Sure, The Tipping Point will never match the sales of their platinum-plated ’80s output: The Hurting, Songs From The Big Chair, The Seeds Of Love. It doesn’t have any guaranteed smash hits to rival Everybody Wants To Rule The World, Shout, or even Head Over Heels on the Spotify play counts.
But, supremely confident and impeccably crafted, it’s Tears For Fears’ most consistent collection of songs, meticulously curated and even carefully sequenced to create an immersive, emotional narrative. It’s an album by two 60-year-old-men who have something to say, not charts to top.
Backed by music that sounds effortless and fresh, with subtle hints of past successes, the evenly matched duo share their eight-year journey in emotional high-definition.
No Small Thing, which builds from those two strummed acoustic guitars into a full-blown classic rock spectacle, perfectly lays out the shifts in mood and tone to follow over the next nine songs.
Lead single The Tipping Point pairs a familiar world-ruling shuffle beat with Orzabal’s tender description of his wife fading away, delivered in rare unison by both men singing as one. The more restrained Long, Long, Long Time, about the urge to move out of stagnation, benefits from Smith’s smooth, tender voice. So does Break The Man, setting the theme of breaking the patriarchy to a light, breezy musical backdrop that only makes the banging Demons stand out even more. One of the songs salvaged from the album’s original incarnation, it’s a wall of beats and ominous synth sirens that perfectly matches Orzabal’s Shout-volume vocals about surveillance — although the line “my demons don’t get out that much” is possibly one of the album’s most revealing.
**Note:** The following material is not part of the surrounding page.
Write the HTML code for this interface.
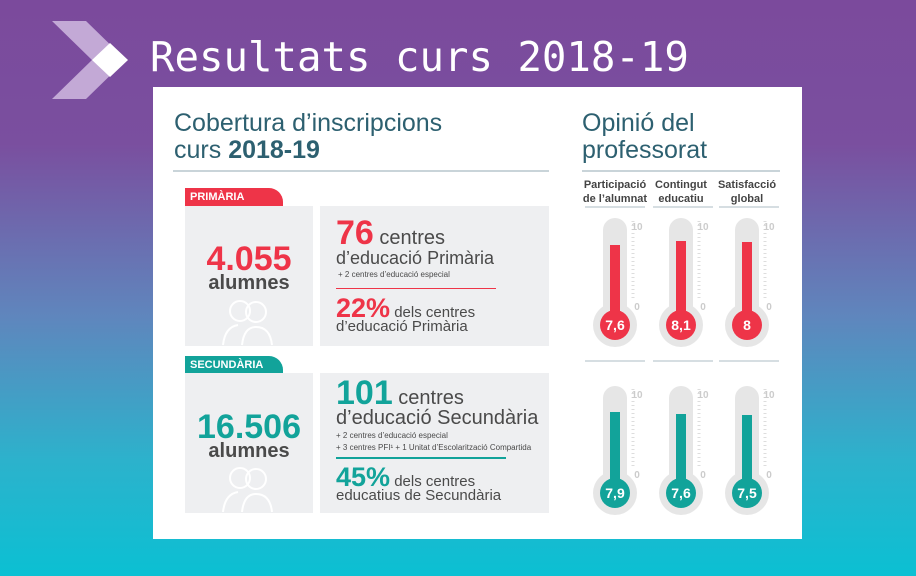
<!DOCTYPE html>
<html><head><meta charset="utf-8"><style>
*{margin:0;padding:0;box-sizing:border-box}
body{width:916px;height:576px;overflow:hidden;position:relative;font-family:"Liberation Sans",sans-serif;
background:linear-gradient(180deg,#7b4a9c 0%,#7a4f9f 25%,#5f86bd 55%,#2cb2cc 80%,#0bc0d3 100%);}
.a{position:absolute;white-space:nowrap}
.panel{position:absolute;left:153px;top:87px;width:649px;height:452px;background:#fff}
.h{color:#2d6070;font-size:25px;line-height:27px}
.box{position:absolute;background:#eeeff1}
.red{color:#ee3448}.teal{color:#12a39a}.g{color:#4a4a4a}
.tab{position:absolute;color:#fff;font-weight:bold;font-size:11px;padding:3px 0 0 5px;border-top-right-radius:14px}
</style></head><body>
<svg class="a" style="left:0;top:0" width="140" height="110">
<polygon points="52,21,86,21,126,60,86,99,52,99,92,60" fill="#c3a9d6"/>
<polygon points="92,60,110,43,128,60,110,77" fill="#fff"/>
</svg>
<div class="a" style="left:150px;top:33px;font-family:'DejaVu Sans Mono',monospace;font-size:40.7px;color:#fff">Resultats curs 2018-19</div>
<div class="panel"></div>
<div class="a h" style="left:174px;top:110px">Cobertura d’inscripcions<br>curs <b>2018-19</b></div>
<div class="a" style="left:173px;top:170px;width:376px;height:2px;background:#c9d4d9"></div>
<div class="a h" style="left:582px;top:110px">Opinió del<br>professorat</div>
<div class="a" style="left:582px;top:170px;width:198px;height:2px;background:#c9d4d9"></div>

<div class="tab" style="left:185px;top:188px;width:98px;height:18px;background:#ee3448">PRIMÀRIA</div>
<div class="box" style="left:185px;top:206px;width:128px;height:140px"></div>
<div class="box" style="left:320px;top:206px;width:229px;height:140px"></div>
<div class="a red" style="left:185px;width:128px;text-align:center;top:240px;font-size:34px;font-weight:bold">4.055</div>
<div class="a g" style="left:185px;width:128px;text-align:center;top:272px;font-size:20px;font-weight:bold">alumnes</div>
<svg class="a" style="left:220px;top:297px" width="60" height="50" fill="none" stroke="#fff" stroke-width="2"><circle cx="20" cy="14" r="10"/><circle cx="36" cy="15" r="10"/><path d="M3 48 Q5 30 18 28 M22 48 Q24 30 36 30 Q50 30 52 48"/></svg>
<div class="a g" style="left:336px;top:214px;font-size:20px"><b class="red" style="font-size:34px">76</b> centres</div>
<div class="a g" style="left:336px;top:248px;font-size:18px">d’educació Primària</div>
<div class="a g" style="left:338px;top:270px;font-size:8px">+ 2 centres d’educació especial</div>
<div class="a" style="left:336px;top:288px;width:160px;height:1px;background:#ee3448"></div>
<div class="a g" style="left:336px;top:293px;font-size:15px"><b class="red" style="font-size:27px">22%</b> dels centres</div>
<div class="a g" style="left:336px;top:318px;font-size:15px">d’educació Primària</div>

<div class="tab" style="left:185px;top:356px;width:98px;height:17px;background:#12a39a">SECUNDÀRIA</div>
<div class="box" style="left:185px;top:373px;width:128px;height:140px"></div>
<div class="box" style="left:320px;top:373px;width:229px;height:140px"></div>
<div class="a teal" style="left:185px;width:128px;text-align:center;top:408px;font-size:34px;font-weight:bold">16.506</div>
<div class="a g" style="left:185px;width:128px;text-align:center;top:440px;font-size:20px;font-weight:bold">alumnes</div>
<svg class="a" style="left:220px;top:464px" width="60" height="50" fill="none" stroke="#fff" stroke-width="2"><circle cx="20" cy="14" r="10"/><circle cx="36" cy="15" r="10"/><path d="M3 48 Q5 30 18 28 M22 48 Q24 30 36 30 Q50 30 52 48"/></svg>
<div class="a g" style="left:336px;top:374px;font-size:20px"><b class="teal" style="font-size:34px">101</b> centres</div>
<div class="a g" style="left:336px;top:407px;font-size:20px">d’educació Secundària</div>
<div class="a g" style="left:336px;top:431px;font-size:8px">+ 2 centres d’educació especial</div>
<div class="a g" style="left:336px;top:443px;font-size:8px">+ 3 centres PFI¹ + 1 Unitat d’Escolarització Compartida</div>
<div class="a" style="left:336px;top:457px;width:170px;height:2px;background:#12a39a"></div>
<div class="a g" style="left:336px;top:462px;font-size:15px"><b class="teal" style="font-size:27px">45%</b> dels centres</div>
<div class="a g" style="left:336px;top:487px;font-size:15px">educatius de Secundària</div>

<svg class="a" style="left:560px;top:170px" width="242" height="360" font-family="Liberation Sans" >
<g font-size="11" font-weight="bold" fill="#444" text-anchor="middle">
<text x="55" y="18">Participació</text><text x="55" y="32">de l’alumnat</text>
<text x="121" y="18">Contingut</text><text x="121" y="32">educatiu</text>
<text x="187" y="18">Satisfacció</text><text x="187" y="32">global</text>
</g>
<g stroke="#c9d4d9" stroke-width="1.5">
<line x1="25" y1="37" x2="85" y2="37"/><line x1="93" y1="37" x2="153" y2="37"/><line x1="159" y1="37" x2="219" y2="37"/>
<line x1="25" y1="191" x2="85" y2="191"/><line x1="93" y1="191" x2="153" y2="191"/><line x1="159" y1="191" x2="219" y2="191"/>
</g>
<defs>
<g id="t">
<rect x="-12" y="0" width="24" height="100" rx="12" fill="#e6e6e6"/>
<circle cx="0" cy="107" r="22" fill="#e6e6e6"/>
<line x1="18" y1="3" x2="18" y2="82" stroke="#ddd" stroke-width="3" stroke-dasharray="1 3"/>
<text x="22" y="12" font-size="10" fill="#ccc">10</text>
<text x="22" y="92" font-size="10" fill="#ccc">0</text>
</g>
</defs>
<g font-size="14" font-weight="bold" fill="#fff" text-anchor="middle">
<use href="#t" x="55" y="48"/><use href="#t" x="121" y="48"/><use href="#t" x="187" y="48"/>
<rect x="50" y="75" width="10" height="70" fill="#ee3448"/><circle cx="55" cy="155" r="15" fill="#ee3448"/><text x="55" y="160">7,6</text>
<rect x="116" y="71" width="10" height="74" fill="#ee3448"/><circle cx="121" cy="155" r="15" fill="#ee3448"/><text x="121" y="160">8,1</text>
<rect x="182" y="72" width="10" height="73" fill="#ee3448"/><circle cx="187" cy="155" r="15" fill="#ee3448"/><text x="187" y="160">8</text>
<use href="#t" x="55" y="216"/><use href="#t" x="121" y="216"/><use href="#t" x="187" y="216"/>
<rect x="50" y="242" width="10" height="70" fill="#12a39a"/><circle cx="55" cy="323" r="15" fill="#12a39a"/><text x="55" y="328">7,9</text>
<rect x="116" y="244" width="10" height="68" fill="#12a39a"/><circle cx="121" cy="323" r="15" fill="#12a39a"/><text x="121" y="328">7,6</text>
<rect x="182" y="245" width="10" height="67" fill="#12a39a"/><circle cx="187" cy="323" r="15" fill="#12a39a"/><text x="187" y="328">7,5</text>
</g>
</svg>
</body></html>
Easily the album’s most beautiful six minutes follow immediately after, in yet another contrast. The lush, musically serene Rivers Of Mercy opens with the sounds of sirens and gunshots and reflects on the current state of the world — socially, politically, and personally. The piano and strings ballad Please Be Happy, directed at Caroline, is even more personal, to the extent that Orzabal was unable to sing it, leaving Smith to handle lines like “Please don’t worry, ’cause the world won’t break apart as easy as the glass you dropped and smashed when you tried to climb the stairs”.
Master Plan, with its Ringo-style drum fills, harks back to past glories as the lyrics (appropriately) deal with the challenges and self-doubt associated with being considered a heritage act but wanting to do something new. The bouncy End Of The Night, in turn, is an unabashed pop delight, almost a palate cleanser before the subdued album closer, Stay. Written at that time Smith was considering leaving the band, its inclusion here points to the renewed strength of the duo’s relationship on a truly cohesive album that, for the first time since The Hurting, truly balances their complementary individual strengths.